In a recent London address, Secretary Reid said that such conflict is already upon us in the developing world. "The blunt truth is that the lack of water and agricultural land is a significant contributory factor to the tragic conflict we see unfolding in Darfur... We should see this as a warning sign."
Reid's perspective is borne out of the growing belief that climate change will cause disruptive, rather than incremental, changes in weather and climate patterns, such as sudden changes in sea level, increased storm activity, and rapid appearance of "dust bowls." With their resources already stressed, developing regions of the world will be the first to feel these effects.

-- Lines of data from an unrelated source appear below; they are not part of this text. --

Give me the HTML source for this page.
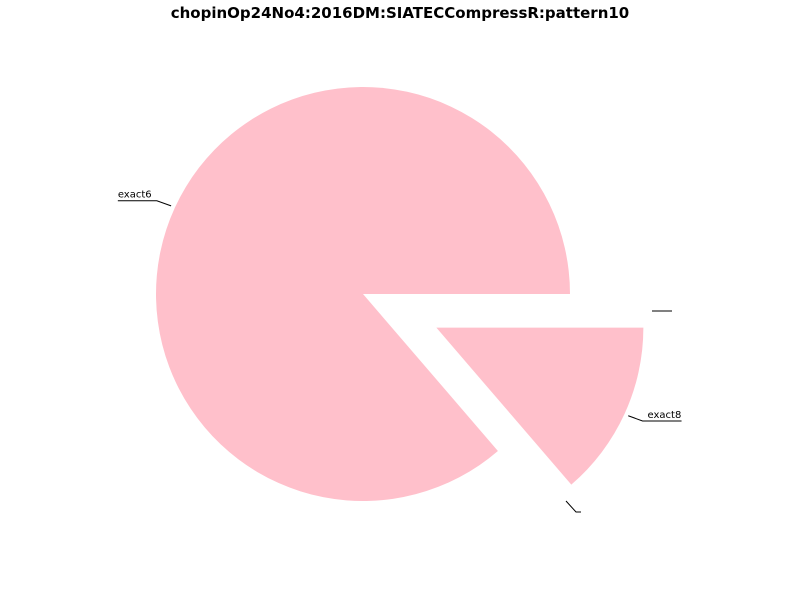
<!DOCTYPE html>
<html><head><meta charset="utf-8"><style>
body{margin:0;background:#fff;}
svg{display:block;font-family:"DejaVu Sans","Liberation Sans",sans-serif;}
</style></head><body>
<svg id="chart" width="800" height="600">
<text x="400" y="18" text-anchor="middle" font-size="15" font-weight="bold">chopinOp24No4:2016DM:SIATECCompressR:pattern10</text>
<line x1="652" y1="311" x2="672" y2="311" stroke="#000" stroke-width="1"/>
<polyline points="566,501 576,512 581,512" fill="none" stroke="#000" stroke-width="1"/>
</svg>
<script>
const labels = ["exact6", "exact8"];
const values = [86.3, 13.7];
const explode = [0, 0.39];
const svg = document.getElementById('chart');
const NS = 'http://www.w3.org/2000/svg';
const cx = 363, cy = 294, r = 207;
const total = values.reduce((a, b) => a + b, 0);
let start = 0;
values.forEach((v, i) => {
  const sweep = v / total * 2 * Math.PI;
  const end = start + sweep;
  const mid = (start + end) / 2;
  const ox = cx + Math.cos(mid) * explode[i] * r;
  const oy = cy - Math.sin(mid) * explode[i] * r;
  const x1 = ox + r * Math.cos(start), y1 = oy - r * Math.sin(start);
  const x2 = ox + r * Math.cos(end), y2 = oy - r * Math.sin(end);
  const large = sweep > Math.PI ? 1 : 0;
  const p = document.createElementNS(NS, 'path');
  p.setAttribute('d', `M${ox},${oy} L${x1},${y1} A${r},${r} 0 ${large} 0 ${x2},${y2} Z`);
  p.setAttribute('fill', '#ffc0cb');
  
  
  svg.appendChild(p);
  const ex = ox + r * 1.02 * Math.cos(mid), ey = oy - r * 1.02 * Math.sin(mid);
  const lx = ox + r * 1.08 * Math.cos(mid), ly = oy - r * 1.08 * Math.sin(mid);
  const right = Math.cos(mid) >= 0;
  const tx = right ? lx + 3 : lx - 3;
  const uEnd = right ? tx + 39 : tx - 39;
  const g = document.createElementNS(NS, 'polyline');
  g.setAttribute('points', `${ex},${ey} ${tx},${ly} ${uEnd},${ly}`);
  g.setAttribute('fill', 'none');
  g.setAttribute('stroke', '#000');
  
  
  svg.appendChild(g);
  const t = document.createElementNS(NS, 'text');
  t.setAttribute('x', right ? tx + 5 : uEnd);
  t.setAttribute('y', ly - 3);
  t.setAttribute('font-size', '10');
  t.textContent = labels[i];
  
  
  svg.appendChild(t);
  start = end;
});
</script>
</body></html>
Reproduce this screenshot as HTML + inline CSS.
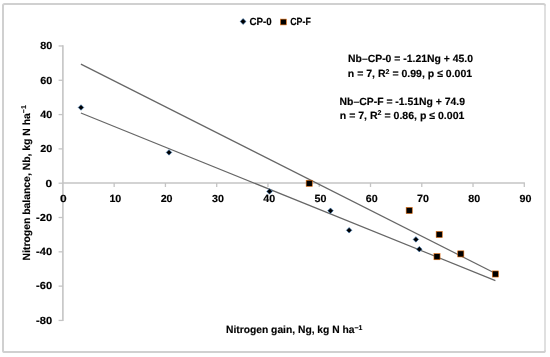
<!DOCTYPE html>
<html><head><meta charset="utf-8"><style>
html,body{margin:0;padding:0;background:#fff;width:550px;height:357px;overflow:hidden}
svg{display:block;will-change:transform}
</style></head><body>
<svg width="550" height="357" viewBox="0 0 550 357"><rect x="3" y="4" width="542" height="348" rx="1.6" fill="none" stroke="#d0d0d0" stroke-width="2"/><rect x="544" y="5.5" width="2" height="345" fill="#e0e0e0"/><line x1="62.9" y1="45.36" x2="62.9" y2="321.04" stroke="#c4c4c4" stroke-width="1.6"/><line x1="58.60" y1="320.44" x2="62.9" y2="320.44" stroke="#c4c4c4" stroke-width="1.3"/><line x1="58.60" y1="286.13" x2="62.9" y2="286.13" stroke="#c4c4c4" stroke-width="1.3"/><line x1="58.60" y1="251.82" x2="62.9" y2="251.82" stroke="#c4c4c4" stroke-width="1.3"/><line x1="58.60" y1="217.51" x2="62.9" y2="217.51" stroke="#c4c4c4" stroke-width="1.3"/><line x1="58.60" y1="183.20" x2="62.9" y2="183.20" stroke="#c4c4c4" stroke-width="1.3"/><line x1="58.60" y1="148.89" x2="62.9" y2="148.89" stroke="#c4c4c4" stroke-width="1.3"/><line x1="58.60" y1="114.58" x2="62.9" y2="114.58" stroke="#c4c4c4" stroke-width="1.3"/><line x1="58.60" y1="80.27" x2="62.9" y2="80.27" stroke="#c4c4c4" stroke-width="1.3"/><line x1="58.60" y1="45.96" x2="62.9" y2="45.96" stroke="#c4c4c4" stroke-width="1.3"/><line x1="62.9" y1="183.0" x2="524.90" y2="183.0" stroke="#c4c4c4" stroke-width="1.7"/><line x1="114.17" y1="183.0" x2="114.17" y2="187.0" stroke="#c4c4c4" stroke-width="1.3"/><line x1="165.43" y1="183.0" x2="165.43" y2="187.0" stroke="#c4c4c4" stroke-width="1.3"/><line x1="216.70" y1="183.0" x2="216.70" y2="187.0" stroke="#c4c4c4" stroke-width="1.3"/><line x1="267.97" y1="183.0" x2="267.97" y2="187.0" stroke="#c4c4c4" stroke-width="1.3"/><line x1="319.23" y1="183.0" x2="319.23" y2="187.0" stroke="#c4c4c4" stroke-width="1.3"/><line x1="370.50" y1="183.0" x2="370.50" y2="187.0" stroke="#c4c4c4" stroke-width="1.3"/><line x1="421.77" y1="183.0" x2="421.77" y2="187.0" stroke="#c4c4c4" stroke-width="1.3"/><line x1="473.03" y1="183.0" x2="473.03" y2="187.0" stroke="#c4c4c4" stroke-width="1.3"/><line x1="524.30" y1="183.0" x2="524.30" y2="187.0" stroke="#c4c4c4" stroke-width="1.3"/><line x1="80.9" y1="64.1" x2="495.6" y2="273.5" stroke="#666666" stroke-width="1.2"/><line x1="80.9" y1="113.0" x2="495.4" y2="280.6" stroke="#666666" stroke-width="1.2"/><path d="M81.0 104.75L83.75 107.5L81.0 110.25L78.25 107.5Z" fill="#000" stroke="#2e6fb0" stroke-width="0.6"/><path d="M169.0 149.65L171.75 152.4L169.0 155.15L166.25 152.4Z" fill="#000" stroke="#2e6fb0" stroke-width="0.6"/><path d="M269.5 188.65L272.25 191.4L269.5 194.15L266.75 191.4Z" fill="#000" stroke="#2e6fb0" stroke-width="0.6"/><path d="M330.5 207.95L333.25 210.7L330.5 213.45L327.75 210.7Z" fill="#000" stroke="#2e6fb0" stroke-width="0.6"/><path d="M349.1 227.55L351.85 230.3L349.1 233.05L346.35 230.3Z" fill="#000" stroke="#2e6fb0" stroke-width="0.6"/><path d="M415.9 236.65L418.65 239.4L415.9 242.15L413.15 239.4Z" fill="#000" stroke="#2e6fb0" stroke-width="0.6"/><path d="M419.3 246.45L422.05 249.2L419.3 251.95L416.55 249.2Z" fill="#000" stroke="#2e6fb0" stroke-width="0.6"/><rect x="306.15" y="180.25" width="6.1" height="6.1" fill="#000" stroke="#e46c0a" stroke-width="0.6"/><rect x="406.15" y="207.45" width="6.1" height="6.1" fill="#000" stroke="#e46c0a" stroke-width="0.6"/><rect x="433.95" y="253.65" width="6.1" height="6.1" fill="#000" stroke="#e46c0a" stroke-width="0.6"/><rect x="436.15" y="231.45" width="6.1" height="6.1" fill="#000" stroke="#e46c0a" stroke-width="0.6"/><rect x="457.75" y="250.85" width="6.1" height="6.1" fill="#000" stroke="#e46c0a" stroke-width="0.6"/><rect x="492.35" y="270.95" width="6.1" height="6.1" fill="#000" stroke="#e46c0a" stroke-width="0.6"/><path d="M243.1 18.6L246.0 21.5L243.1 24.4L240.2 21.5Z" fill="#000" stroke="#2e6fb0" stroke-width="0.6"/><rect x="280.50" y="19.10" width="5.8" height="5.8" fill="#000" stroke="#e46c0a" stroke-width="0.6"/><g font-family='"Liberation Sans", sans-serif' font-weight="bold" font-size="10.4" fill="#000" stroke="#000" stroke-width="0.15" text-rendering="geometricPrecision"><text id="y-80" text-anchor="end" x="52.20" y="323.74" textLength="16.08" lengthAdjust="spacingAndGlyphs">-80</text><text id="y-60" text-anchor="end" x="52.20" y="289.43" textLength="16.08" lengthAdjust="spacingAndGlyphs">-60</text><text id="y-40" text-anchor="end" x="52.20" y="255.12" textLength="16.08" lengthAdjust="spacingAndGlyphs">-40</text><text id="y-20" text-anchor="end" x="52.20" y="220.81" textLength="16.08" lengthAdjust="spacingAndGlyphs">-20</text><text id="y0" text-anchor="end" x="52.20" y="186.50" textLength="6.65" lengthAdjust="spacingAndGlyphs">0</text><text id="y20" text-anchor="end" x="52.20" y="152.19" textLength="12.03" lengthAdjust="spacingAndGlyphs">20</text><text id="y40" text-anchor="end" x="52.20" y="117.88" textLength="12.03" lengthAdjust="spacingAndGlyphs">40</text><text id="y60" text-anchor="end" x="52.20" y="83.57" textLength="12.03" lengthAdjust="spacingAndGlyphs">60</text><text id="y80" text-anchor="end" x="52.20" y="49.26" textLength="12.03" lengthAdjust="spacingAndGlyphs">80</text><text id="x0" text-anchor="middle" x="63.30" y="202.00" textLength="6.65" lengthAdjust="spacingAndGlyphs">0</text><text id="x10" text-anchor="middle" x="115.37" y="202.00" textLength="11.91" lengthAdjust="spacingAndGlyphs">10</text><text id="x20" text-anchor="middle" x="166.63" y="202.00" textLength="11.91" lengthAdjust="spacingAndGlyphs">20</text><text id="x30" text-anchor="middle" x="217.90" y="202.00" textLength="11.91" lengthAdjust="spacingAndGlyphs">30</text><text id="x40" text-anchor="middle" x="269.17" y="202.00" textLength="11.91" lengthAdjust="spacingAndGlyphs">40</text><text id="x50" text-anchor="middle" x="320.43" y="202.00" textLength="11.91" lengthAdjust="spacingAndGlyphs">50</text><text id="x60" text-anchor="middle" x="371.70" y="202.00" textLength="11.91" lengthAdjust="spacingAndGlyphs">60</text><text id="x70" text-anchor="middle" x="422.97" y="202.00" textLength="11.91" lengthAdjust="spacingAndGlyphs">70</text><text id="x80" text-anchor="middle" x="474.23" y="202.00" textLength="11.91" lengthAdjust="spacingAndGlyphs">80</text><text id="x90" text-anchor="middle" x="525.50" y="202.00" textLength="11.91" lengthAdjust="spacingAndGlyphs">90</text><text id="leg0" x="249.50" y="24.80" textLength="22.30" lengthAdjust="spacingAndGlyphs">CP-0</text><text id="legF" x="290.20" y="24.80" textLength="20.60" lengthAdjust="spacingAndGlyphs">CP-F</text><text id="L1" x="348.00" y="62.20" textLength="125.00" lengthAdjust="spacingAndGlyphs">Nb–CP-0 = -1.21Ng + 45.0</text><text id="L2" x="347.80" y="76.90" textLength="124.40" lengthAdjust="spacingAndGlyphs">n = 7, R<tspan font-size="7" dy="-3.3">2</tspan><tspan dy="3.3"> = 0.99, p ≤ 0.001</tspan></text><text id="L3" x="339.60" y="104.70" textLength="125.40" lengthAdjust="spacingAndGlyphs">Nb–CP-F = -1.51Ng + 74.9</text><text id="L4" x="339.80" y="118.50" textLength="124.60" lengthAdjust="spacingAndGlyphs">n = 7, R<tspan font-size="7" dy="-3.3">2</tspan><tspan dy="3.3"> = 0.86, p ≤ 0.001</tspan></text><text id="XT" x="226.00" y="332.90" textLength="136.40" lengthAdjust="spacingAndGlyphs">Nitrogen gain, Ng, kg N ha<tspan font-size="7" dy="-3.3">−1</tspan></text><g transform="translate(29.50 260.40) rotate(-90)"><text id="YT" x="0" y="0" textLength="155.20" lengthAdjust="spacingAndGlyphs">Nitrogen balance, Nb, kg N ha<tspan font-size="7" dy="-3.3">−1</tspan></text></g></g></svg>
</body></html>
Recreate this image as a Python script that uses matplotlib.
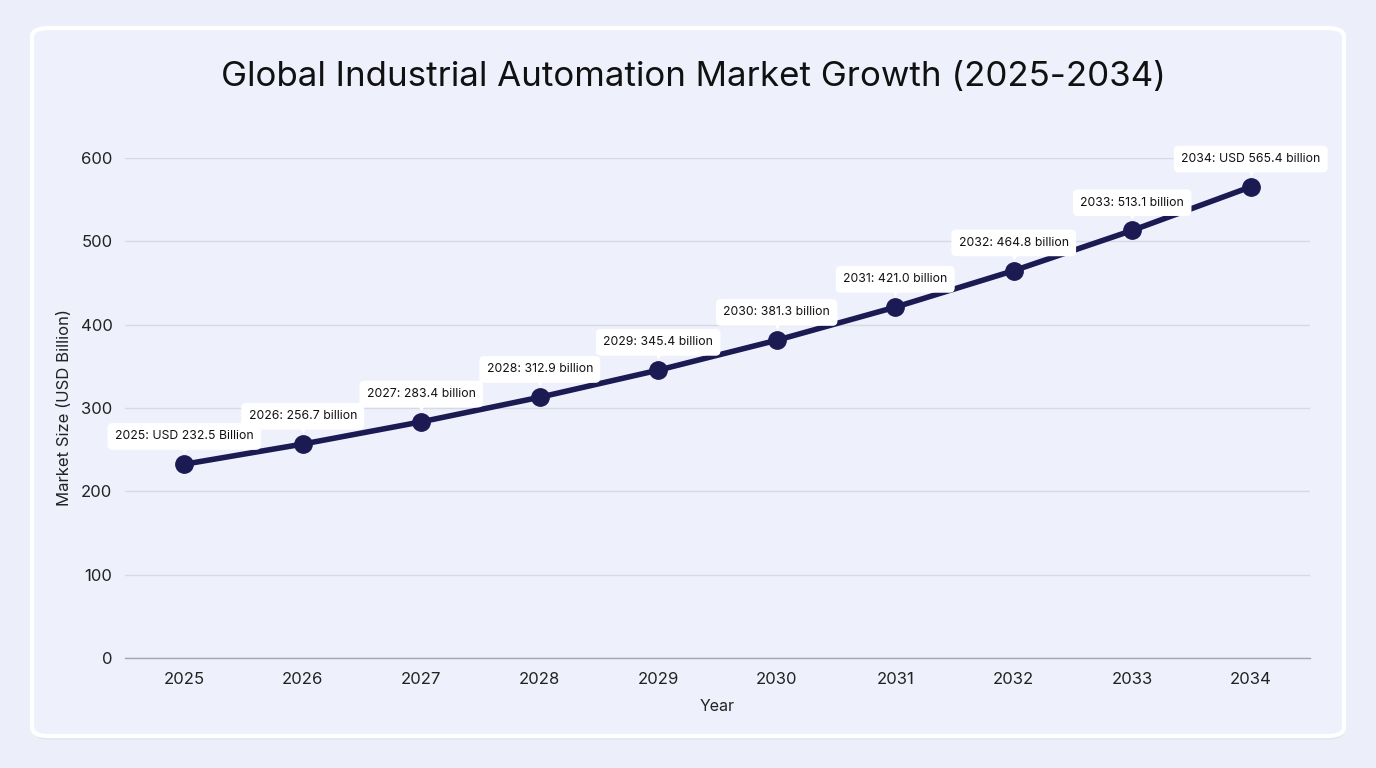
import matplotlib.pyplot as plt
from matplotlib.patches import FancyBboxPatch
from matplotlib.transforms import offset_copy

plt.rcParams['font.family'] = ['Inter', 'DejaVu Sans']

# data
years = ['2025', '2026', '2027', '2028', '2029', '2030', '2031', '2032', '2033', '2034']
market = [232.5, 256.7, 283.4, 312.9, 345.4, 381.3, 421.0, 464.8, 513.1, 565.4]
labels = ['2025: USD 232.5 Billion', '2026: 256.7 billion', '2027: 283.4 billion',
          '2028: 312.9 billion', '2029: 345.4 billion', '2030: 381.3 billion',
          '2031: 421.0 billion', '2032: 464.8 billion', '2033: 513.1 billion',
          '2034: USD 565.4 billion']
yticks = [0, 100, 200, 300, 400, 500, 600]

fig = plt.figure(figsize=(13.76, 7.68), dpi=100)
fig.patch.set_facecolor('#eceff9')

# card with soft shadow
shadow = FancyBboxPatch((34 / 1376, 1 - 740 / 768), 1310 / 1376, 708 / 768,
                        boxstyle='round,pad=0,rounding_size=0.012',
                        transform=fig.transFigure, facecolor='#dfe2ee',
                        edgecolor='none', alpha=0.6, zorder=-2)
card = FancyBboxPatch((32 / 1376, 1 - 736 / 768), 1312 / 1376, 708 / 768,
                      boxstyle='round,pad=0,rounding_size=0.012',
                      transform=fig.transFigure, facecolor='#eef1fc',
                      edgecolor='white', linewidth=3, zorder=-1)
fig.patches.extend([shadow, card])

ax = fig.add_axes([125 / 1376, 1 - 658 / 768, 1185 / 1376, 500 / 768])
ax.set_facecolor('none')

x = list(range(len(years)))
ax.plot(x, market, color='#1b1a52', linewidth=4, marker='o', markersize=12.5,
        markerfacecolor='#1b1a52', markeredgecolor='#1b1a52', zorder=3,
        solid_capstyle='round')

# tooltip style labels with a small pointer under each box
tri = offset_copy(ax.transData, fig=fig, x=0, y=15, units='dots')
ax.scatter(x, market, marker='v', s=40, color='white', transform=tri, zorder=4,
           linewidths=0)
for xi, yi, lab in zip(x, market, labels):
    ax.annotate(lab, (xi, yi), xytext=(0, 20), textcoords='offset points',
                ha='center', va='center', fontsize=8.8, color='#111111', zorder=5,
                bbox=dict(boxstyle='round,pad=0.6,rounding_size=0.4',
                          facecolor='white', edgecolor='none'))

ax.set_xlim(-0.5, len(years) - 0.5)
ax.set_ylim(0, 600)
ax.set_xticks(x)
ax.set_xticklabels(years)
ax.set_yticks(yticks)
ax.tick_params(axis='both', length=0, labelsize=12, colors='#222222', pad=10)
ax.tick_params(axis='y', pad=9)
ax.grid(axis='y', color='#d6d9e6', linewidth=1)
ax.set_axisbelow(True)
for s in ['top', 'right', 'left']:
    ax.spines[s].set_visible(False)
ax.spines['bottom'].set_color('#a3a5ad')
ax.spines['bottom'].set_linewidth(1)

ax.set_xlabel('Year', fontsize=11.5, color='#222222', labelpad=9)
ax.set_ylabel('Market Size (USD Billion)', fontsize=12, color='#222222', labelpad=6)

fig.text(693.5 / 1376, 1 - 77 / 768, 'Global Industrial Automation Market Growth (2025-2034)',
         ha='center', va='center', fontsize=25.1, color='#111111')

fig.savefig('out.png', dpi=100, facecolor=fig.get_facecolor())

Reid's speech also suggest a fundamental shift in policy, at least in Britain. In the US, the Pentagon commissioned a report in 2003, titled An Abrupt Climate Change Scenario and Its Implications for United States National Security and co-authored by renowned futurist Peter Schwartz, that echoed these themes:
"As famine, disease, and weather-related disasters strike due to abrupt climate change," the Pentagon report notes, "many countries' needs will exceed their carrying capacity" -- that is, their ability to provide the minimum requirements for human survival. This "will create a sense of desperation, which is likely to lead to offensive aggression" against countries with a greater stock of vital resources.
"Imagine eastern European countries, struggling to feed their populations with a falling supply of food, water, and energy, eyeing Russia, whose population is already in decline, for access to its grain, minerals, and energy supply."
Such conflict could manifest itself in many ways, including regional warfare, terrorism, religious fanaticism and attempts to hijack increasingly scarce resources. Ultimately, even affluent countries in the developed world would be drawn into conflicts, either as peacekeepers or to protect their own supply lines.